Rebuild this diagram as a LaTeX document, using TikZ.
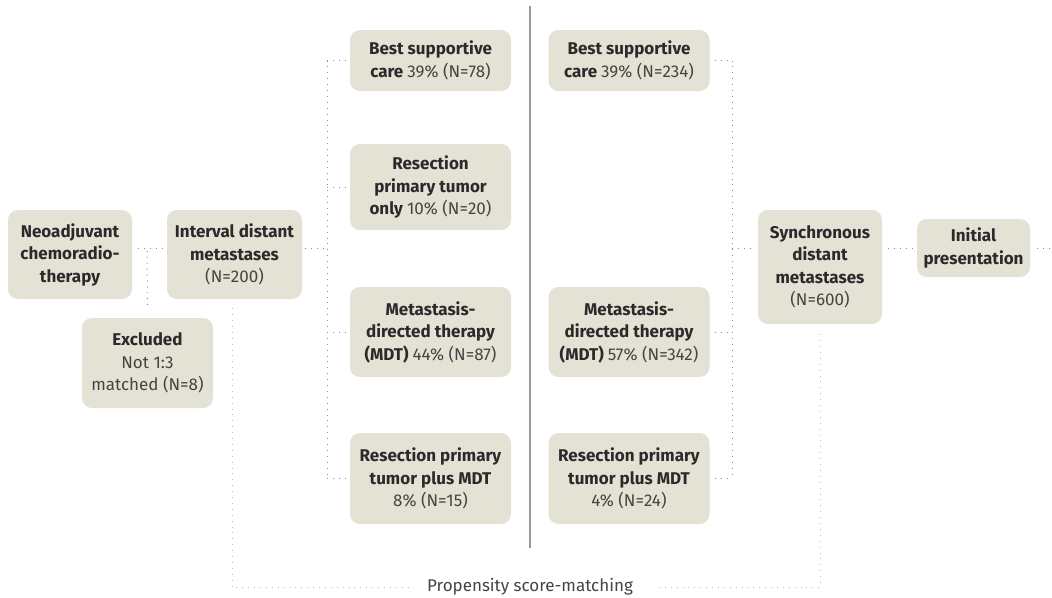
\documentclass[tikz,border=0pt]{standalone}
\usepackage{fontspec}
\setmainfont{Fira Sans}
\usetikzlibrary{calc}
\definecolor{boxfill}{HTML}{E4E2D4}
\definecolor{txt}{HTML}{2A2A2A}
\definecolor{txtr}{HTML}{444444}
\definecolor{pinkdot}{HTML}{E9A3B6}
\definecolor{greydot}{HTML}{8A8A8A}
\tikzset{
  box/.style={rectangle, rounded corners=10pt, fill=boxfill, draw=none, align=center,
    text=txt, font=\fontsize{17}{22.5}\selectfont, inner sep=2pt},
  gdot/.style={draw=greydot, line width=1pt, dash pattern=on 0.9pt off 5pt},
  pdot/.style={draw=pinkdot, line width=1pt, dash pattern=on 0.9pt off 5pt},
}
\newcommand{\rg}[1]{{\mdseries\color{txtr}#1}}
\begin{document}
\begin{tikzpicture}[x=1pt,y=-1pt]
\useasboundingbox (0,0) rectangle (1052,597);
\fill[white] (0,0) rectangle (1052,597);
% divider
\draw[gray!80, line width=1.3pt] (530,6) -- (530,548);
% nodes
\node[box, minimum width=124pt, minimum height=89pt] (neo) at (70,254.5) {\bfseries Neoadjuvant\\\bfseries chemoradio-\\\bfseries therapy};
\node[box, minimum width=135pt, minimum height=89pt] (interval) at (234.5,254.5) {\bfseries Interval distant\\\bfseries metastases\\\rg{(N=200)}};
\node[box, minimum width=131pt, minimum height=90pt] (excl) at (147.5,363) {\bfseries Excluded\\\rg{Not 1:3}\\\rg{matched (N=8)}};
\node[box, minimum width=161pt, minimum height=61pt] (bscL) at (430.5,60.5) {\bfseries Best supportive\\\bfseries care \rg{39\% (N=78)}};
\node[box, minimum width=161pt, minimum height=86pt] (resL) at (430.5,187) {\bfseries Resection\\\bfseries primary tumor\\\bfseries only \rg{10\% (N=20)}};
\node[box, minimum width=161pt, minimum height=90pt] (mdtL) at (430.5,332) {\bfseries Metastasis-\\\bfseries directed therapy\\\bfseries (MDT) \rg{44\% (N=87)}};
\node[box, minimum width=161pt, minimum height=91pt] (rpmL) at (430.5,478.5) {\bfseries Resection primary\\\bfseries tumor plus MDT\\\rg{8\% (N=15)}};
\node[box, minimum width=161pt, minimum height=61pt] (bscR) at (629,60.5) {\bfseries Best supportive\\\bfseries care \rg{39\% (N=234)}};
\node[box, minimum width=161pt, minimum height=90pt] (mdtR) at (629,332) {\bfseries Metastasis-\\\bfseries directed therapy\\\bfseries (MDT) \rg{57\% (N=342)}};
\node[box, minimum width=161pt, minimum height=91pt] (rpmR) at (629,478.5) {\bfseries Resection primary\\\bfseries tumor plus MDT\\\rg{4\% (N=24)}};
\node[box, minimum width=124pt, minimum height=114pt] (sync) at (820,267) {\bfseries Synchronous\\\bfseries distant\\\bfseries metastases\\\rg{(N=600)}};
\node[box, minimum width=113pt, minimum height=58pt] (init) at (973.5,248) {\bfseries Initial\\\bfseries presentation};
\node[text=txtr, font=\fontsize{17}{20}\selectfont, inner sep=0pt] (psm) at (530,587) {Propensity score-matching};
\coordinate (row) at (0,248);
\coordinate (bl) at (327,0);
\coordinate (br) at (732,0);
\coordinate (rend) at (1052,248);
% grey connectors
\draw[gdot] ([xshift=6pt]neo.east |- row) -- ([xshift=-2pt]interval.west |- row);
\draw[gdot] (147,251) -- ([yshift=13pt]excl.north);
\draw[gdot] ([xshift=3pt]interval.east |- row) -- (bl |- row);
\draw[gdot] (bl |- bscL) -- (bl |- rpmL);
\draw[gdot] (bl |- bscL) -- ([xshift=-5pt]bscL.west);
\draw[gdot] (bl |- resL) -- ([xshift=-5pt]resL.west);
\draw[gdot] (bl |- mdtL) -- ([xshift=-5pt]mdtL.west);
\draw[gdot] (bl |- rpmL) -- ([xshift=-5pt]rpmL.west);
\draw[gdot] (br |- bscR) -- (br |- rpmR);
\draw[gdot] ([xshift=5pt]bscR.east) -- (br |- bscR);
\draw[gdot] ([xshift=5pt]mdtR.east) -- (br |- mdtR);
\draw[gdot] ([xshift=5pt]rpmR.east) -- (br |- rpmR);
\draw[gdot] (br |- row) -- ([xshift=-4pt]sync.west |- row);
\draw[gdot] ([xshift=6pt]sync.east |- row) -- ([xshift=-4pt]init.west);
\draw[gdot] ([xshift=7pt]init.east) -- (rend);
% pink propensity line
\draw[pdot] ([xshift=-2.5pt,yshift=-9pt]interval.south) -- ([xshift=-2.5pt]interval.south |- psm) -- ([xshift=-18pt]psm.west);
\draw[pdot] ([yshift=-10pt]sync.south) -- (sync.south |- psm) -- ([xshift=22pt]psm.east);
\end{tikzpicture}
\end{document}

- Instruction
Transcribe the whole listing, character for character, but not its images.

- In response
Rebuild this diagram as a LaTeX document, using TikZ.
\documentclass[tikz,border=0pt]{standalone}
\usepackage{fontspec}
\setmainfont{Fira Sans}
\usetikzlibrary{calc}
\definecolor{boxfill}{HTML}{E4E2D4}
\definecolor{txt}{HTML}{2A2A2A}
\definecolor{txtr}{HTML}{444444}
\definecolor{pinkdot}{HTML}{E9A3B6}
\definecolor{greydot}{HTML}{8A8A8A}
\tikzset{
  box/.style={rectangle, rounded corners=10pt, fill=boxfill, draw=none, align=center,
    text=txt, font=\fontsize{17}{22.5}\selectfont, inner sep=2pt},
  gdot/.style={draw=greydot, line width=1pt, dash pattern=on 0.9pt off 5pt},
  pdot/.style={draw=pinkdot, line width=1pt, dash pattern=on 0.9pt off 5pt},
}
\newcommand{\rg}[1]{{\mdseries\color{txtr}#1}}
\begin{document}
\begin{tikzpicture}[x=1pt,y=-1pt]
\useasboundingbox (0,0) rectangle (1052,597);
\fill[white] (0,0) rectangle (1052,597);
% divider
\draw[gray!80, line width=1.3pt] (530,6) -- (530,548);
% nodes
\node[box, minimum width=124pt, minimum height=89pt] (neo) at (70,254.5) {\bfseries Neoadjuvant\\\bfseries chemoradio-\\\bfseries therapy};
\node[box, minimum width=135pt, minimum height=89pt] (interval) at (234.5,254.5) {\bfseries Interval distant\\\bfseries metastases\\\rg{(N=200)}};
\node[box, minimum width=131pt, minimum height=90pt] (excl) at (147.5,363) {\bfseries Excluded\\\rg{Not 1:3}\\\rg{matched (N=8)}};
\node[box, minimum width=161pt, minimum height=61pt] (bscL) at (430.5,60.5) {\bfseries Best supportive\\\bfseries care \rg{39\% (N=78)}};
\node[box, minimum width=161pt, minimum height=86pt] (resL) at (430.5,187) {\bfseries Resection\\\bfseries primary tumor\\\bfseries only \rg{10\% (N=20)}};
\node[box, minimum width=161pt, minimum height=90pt] (mdtL) at (430.5,332) {\bfseries Metastasis-\\\bfseries directed therapy\\\bfseries (MDT) \rg{44\% (N=87)}};
\node[box, minimum width=161pt, minimum height=91pt] (rpmL) at (430.5,478.5) {\bfseries Resection primary\\\bfseries tumor plus MDT\\\rg{8\% (N=15)}};
\node[box, minimum width=161pt, minimum height=61pt] (bscR) at (629,60.5) {\bfseries Best supportive\\\bfseries care \rg{39\% (N=234)}};
\node[box, minimum width=161pt, minimum height=90pt] (mdtR) at (629,332) {\bfseries Metastasis-\\\bfseries directed therapy\\\bfseries (MDT) \rg{57\% (N=342)}};
\node[box, minimum width=161pt, minimum height=91pt] (rpmR) at (629,478.5) {\bfseries Resection primary\\\bfseries tumor plus MDT\\\rg{4\% (N=24)}};
\node[box, minimum width=124pt, minimum height=114pt] (sync) at (820,267) {\bfseries Synchronous\\\bfseries distant\\\bfseries metastases\\\rg{(N=600)}};
\node[box, minimum width=113pt, minimum height=58pt] (init) at (973.5,248) {\bfseries Initial\\\bfseries presentation};
\node[text=txtr, font=\fontsize{17}{20}\selectfont, inner sep=0pt] (psm) at (530,587) {Propensity score-matching};
\coordinate (row) at (0,248);
\coordinate (bl) at (327,0);
\coordinate (br) at (732,0);
\coordinate (rend) at (1052,248);
% grey connectors
\draw[gdot] ([xshift=6pt]neo.east |- row) -- ([xshift=-2pt]interval.west |- row);
\draw[gdot] (147,251) -- ([yshift=13pt]excl.north);
\draw[gdot] ([xshift=3pt]interval.east |- row) -- (bl |- row);
\draw[gdot] (bl |- bscL) -- (bl |- rpmL);
\draw[gdot] (bl |- bscL) -- ([xshift=-5pt]bscL.west);
\draw[gdot] (bl |- resL) -- ([xshift=-5pt]resL.west);
\draw[gdot] (bl |- mdtL) -- ([xshift=-5pt]mdtL.west);
\draw[gdot] (bl |- rpmL) -- ([xshift=-5pt]rpmL.west);
\draw[gdot] (br |- bscR) -- (br |- rpmR);
\draw[gdot] ([xshift=5pt]bscR.east) -- (br |- bscR);
\draw[gdot] ([xshift=5pt]mdtR.east) -- (br |- mdtR);
\draw[gdot] ([xshift=5pt]rpmR.east) -- (br |- rpmR);
\draw[gdot] (br |- row) -- ([xshift=-4pt]sync.west |- row);
\draw[gdot] ([xshift=6pt]sync.east |- row) -- ([xshift=-4pt]init.west);
\draw[gdot] ([xshift=7pt]init.east) -- (rend);
% pink propensity line
\draw[pdot] ([xshift=-2.5pt,yshift=-9pt]interval.south) -- ([xshift=-2.5pt]interval.south |- psm) -- ([xshift=-18pt]psm.west);
\draw[pdot] ([yshift=-10pt]sync.south) -- (sync.south |- psm) -- ([xshift=22pt]psm.east);
\end{tikzpicture}
\end{document}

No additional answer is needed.